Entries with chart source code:
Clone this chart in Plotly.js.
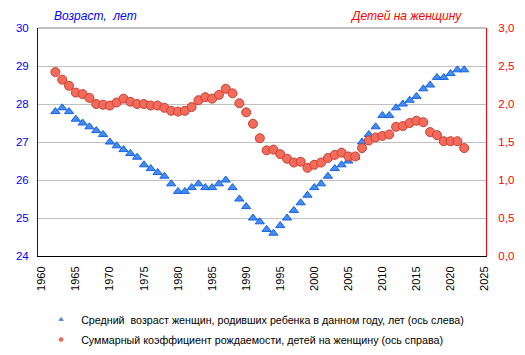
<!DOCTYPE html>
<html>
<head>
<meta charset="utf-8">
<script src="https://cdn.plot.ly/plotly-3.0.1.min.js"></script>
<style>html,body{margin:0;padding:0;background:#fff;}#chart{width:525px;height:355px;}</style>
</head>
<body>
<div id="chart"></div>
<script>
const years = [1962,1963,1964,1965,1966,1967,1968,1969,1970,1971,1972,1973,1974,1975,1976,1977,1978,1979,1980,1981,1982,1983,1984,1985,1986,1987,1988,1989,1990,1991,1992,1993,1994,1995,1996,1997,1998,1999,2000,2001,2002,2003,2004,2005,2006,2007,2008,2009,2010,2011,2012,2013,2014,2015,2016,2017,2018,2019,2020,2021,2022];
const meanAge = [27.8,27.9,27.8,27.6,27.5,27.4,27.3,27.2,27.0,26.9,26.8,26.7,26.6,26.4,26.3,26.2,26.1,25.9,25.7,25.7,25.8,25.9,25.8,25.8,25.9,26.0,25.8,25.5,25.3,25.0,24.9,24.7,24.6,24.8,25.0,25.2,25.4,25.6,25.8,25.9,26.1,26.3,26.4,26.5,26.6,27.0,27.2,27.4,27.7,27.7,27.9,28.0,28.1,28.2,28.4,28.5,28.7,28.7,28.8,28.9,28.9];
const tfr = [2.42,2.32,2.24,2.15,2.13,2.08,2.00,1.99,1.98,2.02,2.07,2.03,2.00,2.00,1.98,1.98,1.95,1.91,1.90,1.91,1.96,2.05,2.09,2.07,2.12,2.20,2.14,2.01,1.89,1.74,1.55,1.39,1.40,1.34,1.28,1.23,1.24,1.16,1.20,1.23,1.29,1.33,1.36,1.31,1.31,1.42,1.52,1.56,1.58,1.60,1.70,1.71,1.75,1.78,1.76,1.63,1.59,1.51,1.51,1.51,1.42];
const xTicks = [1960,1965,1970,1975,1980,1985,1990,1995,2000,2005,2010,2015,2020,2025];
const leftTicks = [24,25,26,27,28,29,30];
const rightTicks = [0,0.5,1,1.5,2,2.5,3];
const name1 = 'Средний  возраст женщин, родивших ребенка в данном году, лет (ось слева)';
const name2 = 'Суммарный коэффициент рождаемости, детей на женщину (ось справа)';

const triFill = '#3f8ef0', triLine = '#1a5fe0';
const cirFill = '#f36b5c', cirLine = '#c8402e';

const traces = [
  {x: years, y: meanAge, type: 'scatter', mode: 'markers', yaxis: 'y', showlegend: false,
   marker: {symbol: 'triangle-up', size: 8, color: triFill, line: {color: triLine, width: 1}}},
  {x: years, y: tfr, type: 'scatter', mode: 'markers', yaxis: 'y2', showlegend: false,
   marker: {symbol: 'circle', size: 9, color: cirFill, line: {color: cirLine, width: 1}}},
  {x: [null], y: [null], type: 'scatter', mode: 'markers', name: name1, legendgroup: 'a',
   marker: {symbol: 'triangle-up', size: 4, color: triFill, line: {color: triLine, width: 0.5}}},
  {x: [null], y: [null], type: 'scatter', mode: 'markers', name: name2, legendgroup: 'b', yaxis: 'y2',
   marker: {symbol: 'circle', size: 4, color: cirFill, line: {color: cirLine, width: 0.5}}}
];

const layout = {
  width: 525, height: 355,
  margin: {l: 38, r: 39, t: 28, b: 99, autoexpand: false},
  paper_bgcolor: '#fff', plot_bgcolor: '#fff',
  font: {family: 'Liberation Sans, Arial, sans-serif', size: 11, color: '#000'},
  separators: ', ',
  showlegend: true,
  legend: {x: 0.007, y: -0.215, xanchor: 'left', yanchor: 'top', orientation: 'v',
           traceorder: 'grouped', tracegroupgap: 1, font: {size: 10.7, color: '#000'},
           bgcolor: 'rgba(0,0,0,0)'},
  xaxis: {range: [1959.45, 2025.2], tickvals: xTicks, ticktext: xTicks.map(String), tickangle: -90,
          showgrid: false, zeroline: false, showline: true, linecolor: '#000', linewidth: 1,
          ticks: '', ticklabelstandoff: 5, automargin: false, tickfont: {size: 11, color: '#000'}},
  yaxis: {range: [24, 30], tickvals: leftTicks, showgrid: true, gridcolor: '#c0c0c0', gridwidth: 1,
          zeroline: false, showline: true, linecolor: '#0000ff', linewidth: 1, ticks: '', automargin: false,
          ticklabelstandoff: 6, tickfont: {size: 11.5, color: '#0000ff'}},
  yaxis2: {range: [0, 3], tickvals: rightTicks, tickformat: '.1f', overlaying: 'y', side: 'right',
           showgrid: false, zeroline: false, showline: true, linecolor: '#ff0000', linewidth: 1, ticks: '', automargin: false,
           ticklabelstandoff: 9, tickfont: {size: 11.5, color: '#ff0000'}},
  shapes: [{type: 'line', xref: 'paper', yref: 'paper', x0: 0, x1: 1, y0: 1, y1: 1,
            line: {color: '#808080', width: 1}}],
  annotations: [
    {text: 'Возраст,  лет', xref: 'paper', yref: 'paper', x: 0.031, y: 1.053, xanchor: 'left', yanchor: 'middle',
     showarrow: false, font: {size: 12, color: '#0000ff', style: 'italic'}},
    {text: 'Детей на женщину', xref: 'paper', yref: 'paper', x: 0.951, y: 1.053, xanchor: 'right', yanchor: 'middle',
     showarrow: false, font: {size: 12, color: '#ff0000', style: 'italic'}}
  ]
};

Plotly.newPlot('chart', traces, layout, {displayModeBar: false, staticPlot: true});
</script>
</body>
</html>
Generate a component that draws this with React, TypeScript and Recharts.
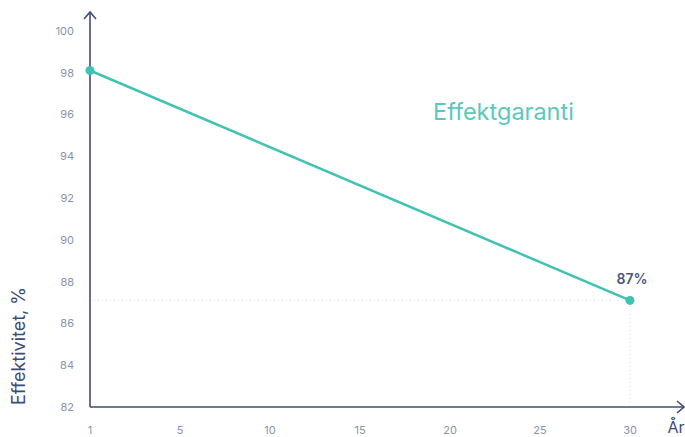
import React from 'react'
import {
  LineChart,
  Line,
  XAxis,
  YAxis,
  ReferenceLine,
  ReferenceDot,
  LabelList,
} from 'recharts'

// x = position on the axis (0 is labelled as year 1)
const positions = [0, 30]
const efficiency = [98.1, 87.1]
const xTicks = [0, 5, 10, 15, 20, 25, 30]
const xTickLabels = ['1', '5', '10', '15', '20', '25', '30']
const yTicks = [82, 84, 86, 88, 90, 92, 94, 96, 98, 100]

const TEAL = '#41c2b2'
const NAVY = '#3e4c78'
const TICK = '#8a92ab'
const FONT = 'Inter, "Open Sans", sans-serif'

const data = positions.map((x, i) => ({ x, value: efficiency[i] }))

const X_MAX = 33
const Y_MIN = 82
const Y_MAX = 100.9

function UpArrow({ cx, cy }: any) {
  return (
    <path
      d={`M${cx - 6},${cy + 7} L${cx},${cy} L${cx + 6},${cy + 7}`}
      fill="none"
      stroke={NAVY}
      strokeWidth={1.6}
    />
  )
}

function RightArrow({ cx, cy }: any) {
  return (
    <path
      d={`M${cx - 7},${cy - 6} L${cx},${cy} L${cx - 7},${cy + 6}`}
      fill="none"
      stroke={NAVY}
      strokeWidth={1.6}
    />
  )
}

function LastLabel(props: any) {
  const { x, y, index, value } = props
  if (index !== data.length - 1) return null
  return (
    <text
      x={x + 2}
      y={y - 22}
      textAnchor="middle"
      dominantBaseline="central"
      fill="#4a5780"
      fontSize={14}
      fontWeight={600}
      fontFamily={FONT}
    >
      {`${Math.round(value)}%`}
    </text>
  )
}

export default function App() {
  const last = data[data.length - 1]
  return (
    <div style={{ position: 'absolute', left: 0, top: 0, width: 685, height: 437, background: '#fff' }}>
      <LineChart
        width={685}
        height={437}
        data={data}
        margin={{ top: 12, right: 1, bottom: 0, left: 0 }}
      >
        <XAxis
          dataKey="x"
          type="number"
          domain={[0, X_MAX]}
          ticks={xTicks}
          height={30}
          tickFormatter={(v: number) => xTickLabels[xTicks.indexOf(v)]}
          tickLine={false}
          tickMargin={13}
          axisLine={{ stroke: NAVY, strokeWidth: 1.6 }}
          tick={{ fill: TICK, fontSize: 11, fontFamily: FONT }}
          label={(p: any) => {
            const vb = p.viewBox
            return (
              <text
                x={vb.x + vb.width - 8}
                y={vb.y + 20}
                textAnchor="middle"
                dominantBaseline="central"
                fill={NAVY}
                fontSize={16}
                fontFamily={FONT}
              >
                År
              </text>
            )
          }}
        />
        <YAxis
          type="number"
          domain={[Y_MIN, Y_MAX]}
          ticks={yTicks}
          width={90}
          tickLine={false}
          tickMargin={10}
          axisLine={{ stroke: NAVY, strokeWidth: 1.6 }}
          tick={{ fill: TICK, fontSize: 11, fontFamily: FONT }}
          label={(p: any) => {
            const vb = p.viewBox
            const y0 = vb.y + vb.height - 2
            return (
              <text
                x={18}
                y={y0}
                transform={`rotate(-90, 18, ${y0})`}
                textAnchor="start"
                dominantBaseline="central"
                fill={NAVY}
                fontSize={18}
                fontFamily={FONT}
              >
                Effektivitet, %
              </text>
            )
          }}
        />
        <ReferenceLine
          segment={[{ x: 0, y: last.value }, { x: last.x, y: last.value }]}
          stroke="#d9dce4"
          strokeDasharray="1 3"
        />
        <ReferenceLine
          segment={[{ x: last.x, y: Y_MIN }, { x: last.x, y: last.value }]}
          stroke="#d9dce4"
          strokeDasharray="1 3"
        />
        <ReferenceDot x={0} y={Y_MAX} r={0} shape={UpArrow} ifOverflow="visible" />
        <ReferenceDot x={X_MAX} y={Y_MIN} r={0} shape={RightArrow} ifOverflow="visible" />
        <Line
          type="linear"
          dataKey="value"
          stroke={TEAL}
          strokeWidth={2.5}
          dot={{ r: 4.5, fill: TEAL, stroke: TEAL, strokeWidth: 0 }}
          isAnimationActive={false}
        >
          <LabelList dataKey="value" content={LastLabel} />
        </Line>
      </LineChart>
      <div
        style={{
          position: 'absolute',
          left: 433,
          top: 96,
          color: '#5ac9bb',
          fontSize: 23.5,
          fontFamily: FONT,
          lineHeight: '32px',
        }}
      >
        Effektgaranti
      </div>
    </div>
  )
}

▶ _Set problem_
Pull out every line holding "this" from the records above, and copy it.

▶ _Answer to the exercise_
Clone this chart in Plotly.js.
Generate a component that draws this with React, TypeScript and Recharts.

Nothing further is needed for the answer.